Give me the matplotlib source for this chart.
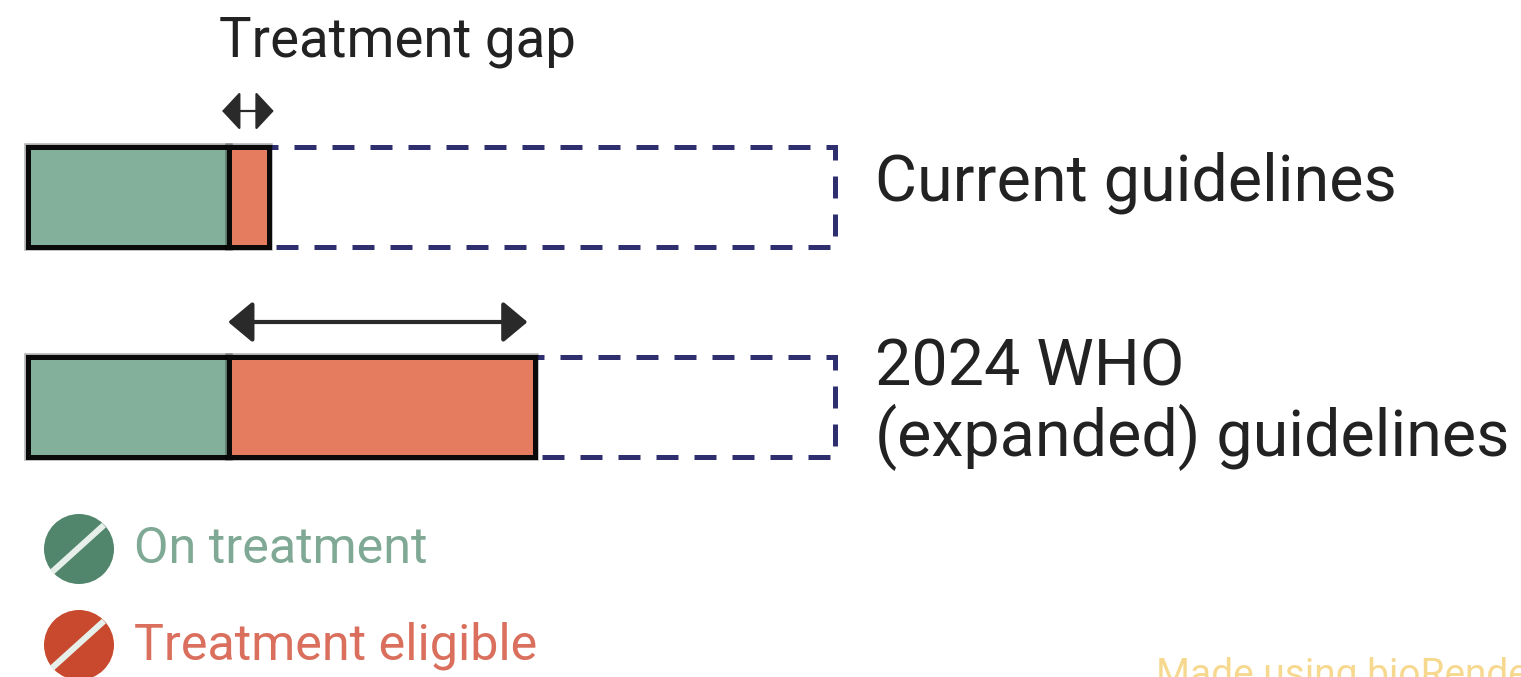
import matplotlib
matplotlib.use("Agg")
import matplotlib.pyplot as plt
from matplotlib.patches import Circle
import matplotlib.patheffects as pe

plt.rcParams['font.family'] = ['Roboto', 'DejaVu Sans']

# Data (share of the population, %)
categories = ["Current guidelines", "2024 WHO\n(expanded) guidelines"]
on_treatment = [24.9, 24.9]
treatment_gap = [5.0, 37.9]
total_population = [100, 100]
legend_labels = ["On treatment", "Treatment eligible"]
gap_title = "Treatment gap"
watermark = "Made using bioRender"

GREEN = "#83b09a"
ORANGE = "#e57b5f"
NAVY = "#2f2f70"
W, H = 1521, 677

fig = plt.figure(figsize=(W / 100, H / 100), dpi=100, facecolor="white")

# Pixel-space overlay for annotations
ov = fig.add_axes([0, 0, 1, 1], zorder=3)
ov.set_xlim(0, W); ov.set_ylim(H, 0); ov.axis("off"); ov.patch.set_alpha(0)

# Bar axes: 100 % spans x = 28..835 px
SCALE = 8.07
ax = fig.add_axes([0, 0, 1, 1], zorder=2)
ax.set_xlim(-28 / SCALE, (W - 28) / SCALE)
ax.set_ylim(H, 0)
ax.axis("off")
ax.patch.set_alpha(0)
y_pos = [197, 407]
bar_h = 100

halo = [pe.Stroke(linewidth=5.4, foreground="#00000050"), pe.Normal()]
for y, tr, gp, tot in zip(y_pos, on_treatment, treatment_gap, total_population):
    ax.barh(y, tot, height=bar_h, left=0, facecolor="none", edgecolor=NAVY,
            linewidth=3.6, linestyle=(0, (4.4, 3.2)), zorder=1)
    ax.barh(y, tr, height=bar_h, left=0, color=GREEN, edgecolor="#0a0a0a",
            linewidth=3.6, zorder=2, path_effects=halo)
    ax.barh(y, gp, height=bar_h, left=tr, color=ORANGE, edgecolor="#0a0a0a",
            linewidth=3.6, zorder=3, path_effects=halo)

# Arrows above the gaps
ax.annotate("", xy=(on_treatment[0] - 0.85, 111),
            xytext=(on_treatment[0] + treatment_gap[0] + 0.55, 111),
            arrowprops=dict(arrowstyle="<|-|>,head_length=0.27,head_width=0.29",
                            color="#2a2a2a", lw=1.6, mutation_scale=42, shrinkA=0, shrinkB=0))
ax.annotate("", xy=(on_treatment[1] - 0.1, 322),
            xytext=(on_treatment[1] + treatment_gap[1] - 0.9, 322),
            arrowprops=dict(arrowstyle="<|-|>,head_length=0.36,head_width=0.3",
                            color="#2a2a2a", lw=3.0, mutation_scale=42, shrinkA=0, shrinkB=0))

TXT = "#222222"
ov.text(219, 56, gap_title, fontsize=39.3, color=TXT, va="baseline", ha="left")
ov.text(875, 201, categories[0], fontsize=46.5, color=TXT, va="baseline", ha="left")
first, second = categories[1].split("\n")
ov.text(875, 385, first, fontsize=46.5, color=TXT, va="baseline", ha="left")
ov.text(875, 456, second, fontsize=46.5, color=TXT, va="baseline", ha="left")

# Legend
pills = [(79, 549, "#52866c", "#7fa994"), (79, 645, "#c9492e", "#d96f5c")]
for (cx, cy, c, tc), lab in zip(pills, legend_labels):
    ov.add_patch(Circle((cx, cy), 35, facecolor=c, edgecolor="none"))
    ov.plot([cx - 27, cx + 25], [cy + 23, cy - 24], color="#e6efe9", lw=4.4,
            solid_capstyle="butt")
    ov.text(134, cy + 14, lab, fontsize=36.2, color=tc, va="baseline", ha="left")

ov.text(1156, 686, watermark, fontsize=28, color="#f6d88f", va="baseline", ha="left",
        clip_on=True)

fig.savefig("out.png", dpi=100, facecolor="white")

● ● ● ● ●

= Aim of the exercise =
Retype the whole listing, keeping every line identical and omitting all pictures.

= Result below =
Give me the matplotlib source for this chart.
import matplotlib
matplotlib.use("Agg")
import matplotlib.pyplot as plt
from matplotlib.patches import Circle
import matplotlib.patheffects as pe

plt.rcParams['font.family'] = ['Roboto', 'DejaVu Sans']

# Data (share of the population, %)
categories = ["Current guidelines", "2024 WHO\n(expanded) guidelines"]
on_treatment = [24.9, 24.9]
treatment_gap = [5.0, 37.9]
total_population = [100, 100]
legend_labels = ["On treatment", "Treatment eligible"]
gap_title = "Treatment gap"
watermark = "Made using bioRender"

GREEN = "#83b09a"
ORANGE = "#e57b5f"
NAVY = "#2f2f70"
W, H = 1521, 677

fig = plt.figure(figsize=(W / 100, H / 100), dpi=100, facecolor="white")

# Pixel-space overlay for annotations
ov = fig.add_axes([0, 0, 1, 1], zorder=3)
ov.set_xlim(0, W); ov.set_ylim(H, 0); ov.axis("off"); ov.patch.set_alpha(0)

# Bar axes: 100 % spans x = 28..835 px
SCALE = 8.07
ax = fig.add_axes([0, 0, 1, 1], zorder=2)
ax.set_xlim(-28 / SCALE, (W - 28) / SCALE)
ax.set_ylim(H, 0)
ax.axis("off")
ax.patch.set_alpha(0)
y_pos = [197, 407]
bar_h = 100

halo = [pe.Stroke(linewidth=5.4, foreground="#00000050"), pe.Normal()]
for y, tr, gp, tot in zip(y_pos, on_treatment, treatment_gap, total_population):
    ax.barh(y, tot, height=bar_h, left=0, facecolor="none", edgecolor=NAVY,
            linewidth=3.6, linestyle=(0, (4.4, 3.2)), zorder=1)
    ax.barh(y, tr, height=bar_h, left=0, color=GREEN, edgecolor="#0a0a0a",
            linewidth=3.6, zorder=2, path_effects=halo)
    ax.barh(y, gp, height=bar_h, left=tr, color=ORANGE, edgecolor="#0a0a0a",
            linewidth=3.6, zorder=3, path_effects=halo)

# Arrows above the gaps
ax.annotate("", xy=(on_treatment[0] - 0.85, 111),
            xytext=(on_treatment[0] + treatment_gap[0] + 0.55, 111),
            arrowprops=dict(arrowstyle="<|-|>,head_length=0.27,head_width=0.29",
                            color="#2a2a2a", lw=1.6, mutation_scale=42, shrinkA=0, shrinkB=0))
ax.annotate("", xy=(on_treatment[1] - 0.1, 322),
            xytext=(on_treatment[1] + treatment_gap[1] - 0.9, 322),
            arrowprops=dict(arrowstyle="<|-|>,head_length=0.36,head_width=0.3",
                            color="#2a2a2a", lw=3.0, mutation_scale=42, shrinkA=0, shrinkB=0))

TXT = "#222222"
ov.text(219, 56, gap_title, fontsize=39.3, color=TXT, va="baseline", ha="left")
ov.text(875, 201, categories[0], fontsize=46.5, color=TXT, va="baseline", ha="left")
first, second = categories[1].split("\n")
ov.text(875, 385, first, fontsize=46.5, color=TXT, va="baseline", ha="left")
ov.text(875, 456, second, fontsize=46.5, color=TXT, va="baseline", ha="left")

# Legend
pills = [(79, 549, "#52866c", "#7fa994"), (79, 645, "#c9492e", "#d96f5c")]
for (cx, cy, c, tc), lab in zip(pills, legend_labels):
    ov.add_patch(Circle((cx, cy), 35, facecolor=c, edgecolor="none"))
    ov.plot([cx - 27, cx + 25], [cy + 23, cy - 24], color="#e6efe9", lw=4.4,
            solid_capstyle="butt")
    ov.text(134, cy + 14, lab, fontsize=36.2, color=tc, va="baseline", ha="left")

ov.text(1156, 686, watermark, fontsize=28, color="#f6d88f", va="baseline", ha="left",
        clip_on=True)

fig.savefig("out.png", dpi=100, facecolor="white")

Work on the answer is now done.